Knowing the Narcissist : Love Letter : Using The Love Devotee Trait Against The Target
I have always used the love letter as a method of building my connections with my target. I first started at school when one would write a short note and pass it across the class to the object of one’s affection. With a sideways glance I would watch as she would open the piece of paper up and smile before nudging her friend sat besides her and both would look my way with a smile and a giggle. Ah, from such acorns did my prowess with the billet-doux grow.
Those early ‘romances’ which in truth lasted little more than a month or so before we moved on to someone else gave way to the first proper girlfriend and then more meaningful correspondences sprang up. I remember during the Easter holidays in my penultimate year at school I engaged in an exchange of letters with a young lady who lived in a village a little way from where I lived. She would write a letter and I would receive it the next day. I immediately wrote a reply and she would receive it the next day. Back and forth our letters went. Of course we had no such thing as Instant Messenger or text messages. E-mail was in its infancy and was certainly not something that was used from home. I remember she wrote on light green paper placed inside a green envelope. It certainly stood our when it arrived on the doormat in the morning. I of course responded by writing (no use of typewriter or word processor back then) on crisp white paper of a decent thickness which would be folded into a third and inserted into an envelope. I still have her letters along with all of the others that I have received. Once in a while I will lift the box from on top of the wardrobe and sit and rifle through the contents. I have no real interest in the content or returning to those moments, I usually do it in front of my current partner in order to provoke a reaction from her.
Those early letters exchanged that Easter began as exchanges about what we had been doing each day, talking about other friends and then began a mild flirtation. We ended up as girlfriend and boyfriend after the letter writing. This earned me considerable kudos with my peers since the girl in question was held up as one of the most desirable in the year (although looking back I suspect much of that was to do with the fact that she arrived in our first year well-developed for her age). I recall when we went to watch a film at the cinema on of our dates she told me,
“You are not my usual type. I usually go for older boys but I loved what you wrote to me. Nobody has done that before.”

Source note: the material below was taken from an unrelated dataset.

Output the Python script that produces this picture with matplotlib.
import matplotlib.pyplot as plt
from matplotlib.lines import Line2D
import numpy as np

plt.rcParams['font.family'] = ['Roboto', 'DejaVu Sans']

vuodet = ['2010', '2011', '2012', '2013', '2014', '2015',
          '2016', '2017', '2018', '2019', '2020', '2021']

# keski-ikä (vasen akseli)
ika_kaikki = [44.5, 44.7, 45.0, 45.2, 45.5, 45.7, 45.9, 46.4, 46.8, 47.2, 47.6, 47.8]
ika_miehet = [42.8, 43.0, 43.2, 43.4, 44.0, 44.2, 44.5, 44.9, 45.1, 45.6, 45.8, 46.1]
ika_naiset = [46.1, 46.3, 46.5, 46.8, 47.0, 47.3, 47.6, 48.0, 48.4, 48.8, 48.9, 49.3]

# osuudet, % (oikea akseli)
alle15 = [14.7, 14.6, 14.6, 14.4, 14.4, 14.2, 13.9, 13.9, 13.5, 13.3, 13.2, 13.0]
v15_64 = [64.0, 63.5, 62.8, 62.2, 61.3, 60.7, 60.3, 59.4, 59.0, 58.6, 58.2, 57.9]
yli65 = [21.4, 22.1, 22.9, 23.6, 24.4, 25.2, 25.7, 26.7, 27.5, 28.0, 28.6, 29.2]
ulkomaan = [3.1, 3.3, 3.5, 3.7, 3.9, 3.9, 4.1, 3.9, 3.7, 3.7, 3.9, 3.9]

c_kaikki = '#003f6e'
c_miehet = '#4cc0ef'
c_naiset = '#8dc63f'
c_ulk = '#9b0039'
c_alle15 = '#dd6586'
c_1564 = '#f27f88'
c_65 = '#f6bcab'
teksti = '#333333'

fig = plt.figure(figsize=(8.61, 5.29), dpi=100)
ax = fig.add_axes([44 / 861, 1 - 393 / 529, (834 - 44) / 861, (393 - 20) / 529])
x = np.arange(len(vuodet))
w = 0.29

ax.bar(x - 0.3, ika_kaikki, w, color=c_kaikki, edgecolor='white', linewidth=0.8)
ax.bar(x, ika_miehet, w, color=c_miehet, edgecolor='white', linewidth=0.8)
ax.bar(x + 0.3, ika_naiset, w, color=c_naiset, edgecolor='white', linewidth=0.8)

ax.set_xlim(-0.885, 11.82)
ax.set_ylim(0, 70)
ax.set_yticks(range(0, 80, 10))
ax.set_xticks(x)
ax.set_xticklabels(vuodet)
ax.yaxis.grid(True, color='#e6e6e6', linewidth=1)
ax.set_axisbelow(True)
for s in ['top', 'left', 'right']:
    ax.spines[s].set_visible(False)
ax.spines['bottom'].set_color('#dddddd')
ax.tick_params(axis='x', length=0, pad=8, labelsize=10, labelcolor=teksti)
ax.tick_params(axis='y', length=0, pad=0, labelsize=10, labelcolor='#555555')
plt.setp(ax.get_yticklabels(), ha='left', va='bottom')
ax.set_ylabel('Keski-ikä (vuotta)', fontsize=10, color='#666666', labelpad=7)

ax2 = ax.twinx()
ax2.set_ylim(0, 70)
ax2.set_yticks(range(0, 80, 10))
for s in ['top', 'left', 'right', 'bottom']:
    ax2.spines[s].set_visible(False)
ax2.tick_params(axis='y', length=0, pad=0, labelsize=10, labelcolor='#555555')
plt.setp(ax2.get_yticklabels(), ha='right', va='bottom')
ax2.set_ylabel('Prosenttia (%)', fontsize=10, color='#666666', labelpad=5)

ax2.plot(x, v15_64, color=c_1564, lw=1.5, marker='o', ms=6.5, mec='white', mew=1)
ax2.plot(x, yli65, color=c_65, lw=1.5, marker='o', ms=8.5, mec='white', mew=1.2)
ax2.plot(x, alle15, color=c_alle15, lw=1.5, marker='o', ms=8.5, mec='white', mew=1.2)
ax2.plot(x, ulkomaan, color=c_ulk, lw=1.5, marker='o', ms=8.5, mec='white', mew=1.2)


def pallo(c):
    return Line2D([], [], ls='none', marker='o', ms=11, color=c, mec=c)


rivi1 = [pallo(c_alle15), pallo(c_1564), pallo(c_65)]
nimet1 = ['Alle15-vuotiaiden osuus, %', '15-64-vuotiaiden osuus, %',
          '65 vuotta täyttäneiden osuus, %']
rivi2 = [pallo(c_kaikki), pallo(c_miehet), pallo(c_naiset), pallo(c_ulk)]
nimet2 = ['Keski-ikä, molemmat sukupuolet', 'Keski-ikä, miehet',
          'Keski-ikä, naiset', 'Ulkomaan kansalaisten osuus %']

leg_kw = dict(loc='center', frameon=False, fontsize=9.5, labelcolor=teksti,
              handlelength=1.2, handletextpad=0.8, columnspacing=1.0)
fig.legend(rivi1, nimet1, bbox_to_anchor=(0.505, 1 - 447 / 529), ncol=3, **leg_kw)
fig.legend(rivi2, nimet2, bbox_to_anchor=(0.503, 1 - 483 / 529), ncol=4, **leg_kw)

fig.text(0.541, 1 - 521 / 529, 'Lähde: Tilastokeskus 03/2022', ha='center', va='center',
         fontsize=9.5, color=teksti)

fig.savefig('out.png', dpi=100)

Whilst I cannot of course lay claim to be the only person who has written a love letter, it became apparent that it had become something of a dying art. I do not mean silly notes in class or something that resembles little more than an extract from a diary. Instead I am referring to the sweeping, grand, romantic proclamations of love and desire. Vulgarity is not allowed in this poetic pieces of literature, instead should one wish to express a physical need for coupling then the application of euphemism and analogy came to the fore.
I honed my craft corresponding with girlfriends from university. Invariably we came from different parts of the country and therefore during holidays we wrote to one another. I used this as an opportunity to sharpen my skills and polish my prose. The upshot was that thereafter although there was no real need to write to one another (we lived in the same place or even together) the production of a love letter left on a pillow or placed by a prepared breakfast on the dining table worked magically as a method of seduction.
I had a template of about five differing types of letter and have used them on several different ladies. I would copy them word for word with suitable alterations mutatis mutandis to cater for differences in appearance or demeanour. These crafted missives were powerful indeed. They created strong connections between my target and I. The content was such the lady in question would always be swept off her feet and of course when those loving words became barbed and thorny, she would retreat to where she kept them and weep over the beauty contained in those first letters. Knowing that these letters would be clutched in a shaking hand as the tears rolled down her cheeks however weeks down the line was edifying indeed.
I still use them. In a world governed by technology, text speak and the immediacy of communication, the provision of a hand-written billet-doux has a tremendous effect.